Illinois state workers receive $1,300 pay raises July 1
State workers represented by AFSCME Council 31 will see pay increases averaging $1,343 starting July 1. Total cost of the raises is $261 million as COVID-19 continues depleting state revenues.
Nearly 1 in 4 Illinoisans remain out of work in the wake of the COVID-19 economic crisis and Gov. J.B. Pritzker’s stay-at-home orders.
Yet despite the devastating financial situation for many families throughout the state, $261 million in scheduled raises for thousands of state employees go into effect July 1 – with the average employee seeing a $1,343 increase in wages.
These pay increases were part of a contract negotiated between Pritzker and the American Federation of State, County and Municipal Employees Council 31 on behalf of approximately 38,000 state workers.
The contract included two raises on July 1: a general increase in pay of 2.1%, which will cost the state $47 million, as well as additional “step” increases for an additional year of service that will cost the state at least $214 million.
Earlier this spring, Pritzker refused to defer the raises in light of the current economic outlook.
In an April 23 press conference extending his stay-at-home order through May 30, the governor was asked whether that $261 million could be adjusted as part of budget changes.
“That’s not something that we’re currently having discussions about,” he answered. He pointed out that the raises are part of state contracts negotiated with workers.
Yet his gubernatorial counterparts in other Democratic states have taken steps to rein in expenses, including some covered by union contracts, in light of the financial fallout following COVID-19 closures.

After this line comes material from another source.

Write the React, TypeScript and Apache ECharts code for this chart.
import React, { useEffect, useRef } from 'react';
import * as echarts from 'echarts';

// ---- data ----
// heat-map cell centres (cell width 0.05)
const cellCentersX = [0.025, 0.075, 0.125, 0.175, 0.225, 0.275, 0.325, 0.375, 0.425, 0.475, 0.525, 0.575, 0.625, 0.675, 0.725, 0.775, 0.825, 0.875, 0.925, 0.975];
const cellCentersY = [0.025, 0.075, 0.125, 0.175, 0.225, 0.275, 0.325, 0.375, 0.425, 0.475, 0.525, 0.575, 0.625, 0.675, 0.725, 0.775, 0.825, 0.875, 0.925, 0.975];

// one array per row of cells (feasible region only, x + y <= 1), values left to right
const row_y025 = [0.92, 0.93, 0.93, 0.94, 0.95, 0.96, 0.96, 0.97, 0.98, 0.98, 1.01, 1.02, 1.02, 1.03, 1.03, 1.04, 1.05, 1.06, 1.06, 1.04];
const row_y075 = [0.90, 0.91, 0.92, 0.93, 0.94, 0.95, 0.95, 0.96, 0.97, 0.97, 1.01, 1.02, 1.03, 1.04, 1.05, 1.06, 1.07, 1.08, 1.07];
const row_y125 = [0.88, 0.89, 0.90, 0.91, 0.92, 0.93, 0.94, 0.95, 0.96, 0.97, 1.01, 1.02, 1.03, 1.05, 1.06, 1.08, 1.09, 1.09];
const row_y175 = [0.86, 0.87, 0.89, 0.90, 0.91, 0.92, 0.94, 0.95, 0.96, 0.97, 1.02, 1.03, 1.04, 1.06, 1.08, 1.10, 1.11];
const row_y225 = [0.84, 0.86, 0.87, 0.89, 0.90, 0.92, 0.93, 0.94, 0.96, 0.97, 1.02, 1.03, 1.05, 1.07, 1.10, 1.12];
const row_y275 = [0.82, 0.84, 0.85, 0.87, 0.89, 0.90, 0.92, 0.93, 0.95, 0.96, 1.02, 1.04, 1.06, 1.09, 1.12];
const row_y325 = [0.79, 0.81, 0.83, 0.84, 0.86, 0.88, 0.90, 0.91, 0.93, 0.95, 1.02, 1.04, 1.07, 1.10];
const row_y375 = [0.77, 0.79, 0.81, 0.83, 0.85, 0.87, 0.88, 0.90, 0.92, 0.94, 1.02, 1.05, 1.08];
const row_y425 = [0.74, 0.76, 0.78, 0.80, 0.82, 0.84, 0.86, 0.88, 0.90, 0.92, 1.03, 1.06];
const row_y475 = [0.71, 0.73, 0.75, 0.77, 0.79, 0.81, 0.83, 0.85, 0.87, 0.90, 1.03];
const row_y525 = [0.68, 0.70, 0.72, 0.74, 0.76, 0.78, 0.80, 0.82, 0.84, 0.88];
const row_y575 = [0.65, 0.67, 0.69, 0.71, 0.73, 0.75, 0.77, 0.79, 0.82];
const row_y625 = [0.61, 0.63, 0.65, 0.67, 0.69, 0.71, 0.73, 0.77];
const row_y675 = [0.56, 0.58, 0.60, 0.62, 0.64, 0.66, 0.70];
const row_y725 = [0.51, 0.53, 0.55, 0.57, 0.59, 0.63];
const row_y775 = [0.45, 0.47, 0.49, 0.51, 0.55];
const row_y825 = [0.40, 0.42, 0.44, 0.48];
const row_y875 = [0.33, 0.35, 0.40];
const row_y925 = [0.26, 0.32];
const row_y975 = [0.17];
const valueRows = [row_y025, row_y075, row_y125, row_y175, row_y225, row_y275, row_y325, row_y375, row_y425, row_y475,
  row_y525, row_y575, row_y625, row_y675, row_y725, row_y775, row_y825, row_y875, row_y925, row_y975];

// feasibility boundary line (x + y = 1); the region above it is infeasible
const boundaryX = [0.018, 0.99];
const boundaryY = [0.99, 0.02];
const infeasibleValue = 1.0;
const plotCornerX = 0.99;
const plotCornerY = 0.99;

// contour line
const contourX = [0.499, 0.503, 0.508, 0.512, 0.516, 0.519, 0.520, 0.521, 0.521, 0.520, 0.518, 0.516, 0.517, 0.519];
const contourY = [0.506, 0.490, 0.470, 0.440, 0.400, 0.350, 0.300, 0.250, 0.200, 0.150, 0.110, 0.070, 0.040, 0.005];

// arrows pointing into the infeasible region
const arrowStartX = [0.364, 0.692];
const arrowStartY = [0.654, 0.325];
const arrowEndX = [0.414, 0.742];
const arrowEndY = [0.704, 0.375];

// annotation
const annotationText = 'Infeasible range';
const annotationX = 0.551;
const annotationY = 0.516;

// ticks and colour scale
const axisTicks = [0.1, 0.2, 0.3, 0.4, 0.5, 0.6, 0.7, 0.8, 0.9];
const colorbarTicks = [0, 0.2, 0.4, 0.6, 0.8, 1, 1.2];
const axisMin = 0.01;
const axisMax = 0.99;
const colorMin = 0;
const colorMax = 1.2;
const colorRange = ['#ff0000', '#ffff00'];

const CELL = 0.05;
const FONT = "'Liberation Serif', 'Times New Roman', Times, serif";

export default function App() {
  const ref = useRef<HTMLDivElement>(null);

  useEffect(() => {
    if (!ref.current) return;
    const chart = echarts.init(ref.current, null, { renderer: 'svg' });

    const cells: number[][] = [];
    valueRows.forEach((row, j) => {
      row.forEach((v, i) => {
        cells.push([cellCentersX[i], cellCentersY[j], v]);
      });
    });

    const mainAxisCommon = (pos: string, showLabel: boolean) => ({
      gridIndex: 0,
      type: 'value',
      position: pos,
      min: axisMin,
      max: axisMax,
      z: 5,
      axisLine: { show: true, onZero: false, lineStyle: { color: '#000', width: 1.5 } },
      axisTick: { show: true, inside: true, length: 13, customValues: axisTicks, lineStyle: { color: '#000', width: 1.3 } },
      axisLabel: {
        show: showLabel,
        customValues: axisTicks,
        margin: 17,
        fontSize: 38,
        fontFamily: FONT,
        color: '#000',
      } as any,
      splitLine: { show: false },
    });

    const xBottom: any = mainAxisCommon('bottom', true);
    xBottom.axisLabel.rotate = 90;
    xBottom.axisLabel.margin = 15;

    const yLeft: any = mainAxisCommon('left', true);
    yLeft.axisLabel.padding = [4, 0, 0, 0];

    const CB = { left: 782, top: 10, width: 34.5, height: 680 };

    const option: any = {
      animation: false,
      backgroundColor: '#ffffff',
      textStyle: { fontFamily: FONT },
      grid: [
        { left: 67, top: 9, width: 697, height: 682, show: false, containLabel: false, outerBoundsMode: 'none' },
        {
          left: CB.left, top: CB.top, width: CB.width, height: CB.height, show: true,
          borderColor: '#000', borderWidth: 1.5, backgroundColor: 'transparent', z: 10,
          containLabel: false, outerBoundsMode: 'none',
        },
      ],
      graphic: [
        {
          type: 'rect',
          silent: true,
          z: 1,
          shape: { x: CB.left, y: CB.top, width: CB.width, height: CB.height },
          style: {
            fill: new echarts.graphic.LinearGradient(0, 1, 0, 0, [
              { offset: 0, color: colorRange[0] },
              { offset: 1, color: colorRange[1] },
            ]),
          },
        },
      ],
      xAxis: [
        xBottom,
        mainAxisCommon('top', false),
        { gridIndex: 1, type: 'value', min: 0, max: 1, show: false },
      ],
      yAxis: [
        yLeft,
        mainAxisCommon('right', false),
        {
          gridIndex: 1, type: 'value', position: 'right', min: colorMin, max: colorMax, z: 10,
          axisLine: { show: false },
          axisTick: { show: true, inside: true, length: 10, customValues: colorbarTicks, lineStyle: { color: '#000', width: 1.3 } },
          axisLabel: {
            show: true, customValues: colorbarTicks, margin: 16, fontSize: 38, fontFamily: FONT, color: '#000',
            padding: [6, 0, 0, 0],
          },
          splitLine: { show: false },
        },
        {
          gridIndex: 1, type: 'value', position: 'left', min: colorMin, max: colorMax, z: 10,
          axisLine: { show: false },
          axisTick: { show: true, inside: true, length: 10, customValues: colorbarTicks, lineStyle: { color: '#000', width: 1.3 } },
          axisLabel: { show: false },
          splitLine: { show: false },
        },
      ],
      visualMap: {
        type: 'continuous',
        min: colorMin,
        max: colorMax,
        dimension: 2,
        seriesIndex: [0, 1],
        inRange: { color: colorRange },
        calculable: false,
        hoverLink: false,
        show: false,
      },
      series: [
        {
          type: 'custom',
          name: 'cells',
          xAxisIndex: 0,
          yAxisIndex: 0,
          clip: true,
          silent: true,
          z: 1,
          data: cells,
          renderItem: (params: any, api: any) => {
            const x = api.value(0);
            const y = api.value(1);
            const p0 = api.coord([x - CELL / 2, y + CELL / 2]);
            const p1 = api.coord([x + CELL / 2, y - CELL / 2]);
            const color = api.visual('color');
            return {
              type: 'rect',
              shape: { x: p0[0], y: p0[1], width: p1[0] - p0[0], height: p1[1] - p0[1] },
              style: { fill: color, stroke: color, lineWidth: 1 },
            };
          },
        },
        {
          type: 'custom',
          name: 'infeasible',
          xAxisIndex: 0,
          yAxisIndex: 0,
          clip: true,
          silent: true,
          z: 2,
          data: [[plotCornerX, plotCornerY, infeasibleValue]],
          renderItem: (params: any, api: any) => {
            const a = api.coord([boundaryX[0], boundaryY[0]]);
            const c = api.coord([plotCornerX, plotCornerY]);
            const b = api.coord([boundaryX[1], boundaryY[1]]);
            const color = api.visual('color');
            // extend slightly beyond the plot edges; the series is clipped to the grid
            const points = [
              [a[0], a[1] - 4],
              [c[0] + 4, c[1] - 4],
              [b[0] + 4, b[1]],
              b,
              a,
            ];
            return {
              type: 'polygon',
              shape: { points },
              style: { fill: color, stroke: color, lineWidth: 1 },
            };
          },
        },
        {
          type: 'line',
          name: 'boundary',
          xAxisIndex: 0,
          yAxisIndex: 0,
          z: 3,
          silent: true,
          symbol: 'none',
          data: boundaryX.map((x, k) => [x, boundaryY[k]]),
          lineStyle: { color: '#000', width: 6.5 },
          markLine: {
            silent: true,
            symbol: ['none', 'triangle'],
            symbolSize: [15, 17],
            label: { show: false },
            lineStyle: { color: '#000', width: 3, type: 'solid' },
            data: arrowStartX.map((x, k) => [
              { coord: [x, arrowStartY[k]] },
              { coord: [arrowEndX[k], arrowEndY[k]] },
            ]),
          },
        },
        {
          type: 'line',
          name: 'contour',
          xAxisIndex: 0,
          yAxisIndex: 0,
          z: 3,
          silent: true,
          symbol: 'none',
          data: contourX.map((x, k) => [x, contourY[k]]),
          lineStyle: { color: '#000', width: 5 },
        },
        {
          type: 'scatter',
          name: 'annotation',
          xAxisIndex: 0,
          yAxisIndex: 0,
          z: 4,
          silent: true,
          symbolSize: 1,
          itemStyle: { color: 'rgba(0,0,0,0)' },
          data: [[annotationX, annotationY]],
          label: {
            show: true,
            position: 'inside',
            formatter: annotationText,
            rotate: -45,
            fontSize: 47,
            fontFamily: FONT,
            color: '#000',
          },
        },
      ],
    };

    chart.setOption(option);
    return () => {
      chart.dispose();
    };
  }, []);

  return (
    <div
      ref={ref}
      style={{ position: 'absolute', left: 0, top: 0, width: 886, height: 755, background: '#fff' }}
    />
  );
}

Washington Gov. Jay Inslee is canceling a 3% pay hike for some state employees and forcing one-day-a-week furloughs on 40,000 others to handle a nearly $9 billion shortfall.

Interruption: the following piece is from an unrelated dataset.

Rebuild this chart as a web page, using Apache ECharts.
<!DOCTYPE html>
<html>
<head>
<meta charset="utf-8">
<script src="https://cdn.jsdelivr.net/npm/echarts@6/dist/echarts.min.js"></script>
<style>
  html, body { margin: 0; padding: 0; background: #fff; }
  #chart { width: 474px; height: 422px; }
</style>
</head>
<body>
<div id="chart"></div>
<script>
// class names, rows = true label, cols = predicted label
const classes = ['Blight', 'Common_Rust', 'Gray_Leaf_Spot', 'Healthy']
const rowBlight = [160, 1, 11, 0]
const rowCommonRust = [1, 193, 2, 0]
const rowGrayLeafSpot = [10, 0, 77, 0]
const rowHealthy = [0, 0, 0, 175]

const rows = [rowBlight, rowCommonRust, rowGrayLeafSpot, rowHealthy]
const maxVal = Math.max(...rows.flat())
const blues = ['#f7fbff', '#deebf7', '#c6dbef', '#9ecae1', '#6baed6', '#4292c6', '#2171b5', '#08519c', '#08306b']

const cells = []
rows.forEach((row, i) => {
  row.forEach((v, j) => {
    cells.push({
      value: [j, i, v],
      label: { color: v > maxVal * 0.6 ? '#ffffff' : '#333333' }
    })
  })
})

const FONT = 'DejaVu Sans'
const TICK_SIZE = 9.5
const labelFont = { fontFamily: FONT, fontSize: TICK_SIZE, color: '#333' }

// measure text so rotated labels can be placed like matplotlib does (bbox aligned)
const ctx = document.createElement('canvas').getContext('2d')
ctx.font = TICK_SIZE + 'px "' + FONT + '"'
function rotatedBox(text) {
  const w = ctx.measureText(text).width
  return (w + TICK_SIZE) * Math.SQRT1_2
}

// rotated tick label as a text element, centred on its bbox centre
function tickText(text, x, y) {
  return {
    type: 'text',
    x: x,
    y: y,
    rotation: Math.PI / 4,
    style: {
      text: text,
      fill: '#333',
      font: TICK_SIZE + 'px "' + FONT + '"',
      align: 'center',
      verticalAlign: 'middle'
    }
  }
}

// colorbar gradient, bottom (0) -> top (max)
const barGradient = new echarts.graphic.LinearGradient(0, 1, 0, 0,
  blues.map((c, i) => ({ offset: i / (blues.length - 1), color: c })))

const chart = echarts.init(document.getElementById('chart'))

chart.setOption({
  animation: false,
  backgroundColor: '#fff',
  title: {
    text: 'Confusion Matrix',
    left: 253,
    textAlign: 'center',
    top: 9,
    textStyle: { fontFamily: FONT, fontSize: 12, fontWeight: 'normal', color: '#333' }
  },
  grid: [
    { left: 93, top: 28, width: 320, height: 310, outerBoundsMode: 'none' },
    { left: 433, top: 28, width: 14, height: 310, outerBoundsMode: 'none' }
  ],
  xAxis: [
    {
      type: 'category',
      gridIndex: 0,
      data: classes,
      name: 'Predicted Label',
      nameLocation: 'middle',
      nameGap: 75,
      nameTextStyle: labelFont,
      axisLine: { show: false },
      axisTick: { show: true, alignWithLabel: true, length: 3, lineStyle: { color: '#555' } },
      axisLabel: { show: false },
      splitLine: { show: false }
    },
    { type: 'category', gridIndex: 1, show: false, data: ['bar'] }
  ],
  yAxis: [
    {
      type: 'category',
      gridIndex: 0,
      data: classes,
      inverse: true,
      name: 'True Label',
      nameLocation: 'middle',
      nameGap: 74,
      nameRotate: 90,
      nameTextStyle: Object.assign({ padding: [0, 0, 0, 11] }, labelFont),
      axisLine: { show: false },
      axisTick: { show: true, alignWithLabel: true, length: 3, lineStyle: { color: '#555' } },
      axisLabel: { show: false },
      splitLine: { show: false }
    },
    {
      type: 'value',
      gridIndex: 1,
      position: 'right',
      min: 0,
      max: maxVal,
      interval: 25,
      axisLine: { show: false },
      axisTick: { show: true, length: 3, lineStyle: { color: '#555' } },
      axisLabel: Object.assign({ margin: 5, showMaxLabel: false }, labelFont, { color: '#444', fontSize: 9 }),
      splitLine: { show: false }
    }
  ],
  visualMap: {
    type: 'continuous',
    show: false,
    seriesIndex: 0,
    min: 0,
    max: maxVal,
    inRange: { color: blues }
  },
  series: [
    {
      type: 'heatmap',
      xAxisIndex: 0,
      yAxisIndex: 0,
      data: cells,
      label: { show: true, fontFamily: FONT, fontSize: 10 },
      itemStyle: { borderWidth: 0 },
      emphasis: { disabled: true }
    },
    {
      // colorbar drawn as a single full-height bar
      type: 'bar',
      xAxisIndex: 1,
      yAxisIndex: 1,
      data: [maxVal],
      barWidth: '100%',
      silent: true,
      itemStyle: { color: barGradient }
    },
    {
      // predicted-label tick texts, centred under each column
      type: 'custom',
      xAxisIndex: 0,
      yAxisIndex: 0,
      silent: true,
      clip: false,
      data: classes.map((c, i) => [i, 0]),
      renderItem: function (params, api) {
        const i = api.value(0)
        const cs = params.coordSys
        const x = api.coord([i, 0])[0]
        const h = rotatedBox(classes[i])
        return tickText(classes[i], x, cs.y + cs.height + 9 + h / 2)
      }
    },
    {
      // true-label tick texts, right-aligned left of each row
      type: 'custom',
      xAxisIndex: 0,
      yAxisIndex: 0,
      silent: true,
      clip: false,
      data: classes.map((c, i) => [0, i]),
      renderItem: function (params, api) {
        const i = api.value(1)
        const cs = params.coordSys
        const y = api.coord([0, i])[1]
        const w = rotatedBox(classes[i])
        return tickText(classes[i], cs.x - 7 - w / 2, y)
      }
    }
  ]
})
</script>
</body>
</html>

New York Gov. Andrew Cuomo delayed raises for 80,000 state workers for 90 days, and is considering employee buyouts.
Virginia Gov. Ralph Northam pushed back state worker raises, and Pennsylvania Gov. Tom Wolf stopped paying 9,000 state workers on April 11.
Admittedly, delaying raises outlined in a collective bargaining agreement would be tricky. The Illinois Public Labor Relations Act includes provisions providing the act and collective bargaining agreements trump most other state laws.
But the portion of the Illinois Emergency Management Agency Act describing the governor’s emergency powers does include the power to “utilize all available resources of the State government as reasonably necessary to cope with the disaster and of each political subdivision of the State.”
And nothing prevented AFSCME Council 31 from voluntarily working with the state to defer the raises until Illinois is in a better financial position.
In fact, delaying step increases should have been seen by AFSCME Council 31 and the workers it represents as a means to help forestall other more drastic measures, such as the furloughs other governors have instituted.
As it currently stands, there is a $6 billion hole in the state’s latest budget.
That money will have to come from somewhere.
The state has the authority to lay off state workers under the AFSCME contract and can “relieve employees from duty because of lack of work or other legitimate reasons.”
Given a choice, Illinois’ state workers may have rather kept their current pay – which already places them as some of the highest-paid state workers in the country – than lose their jobs later on.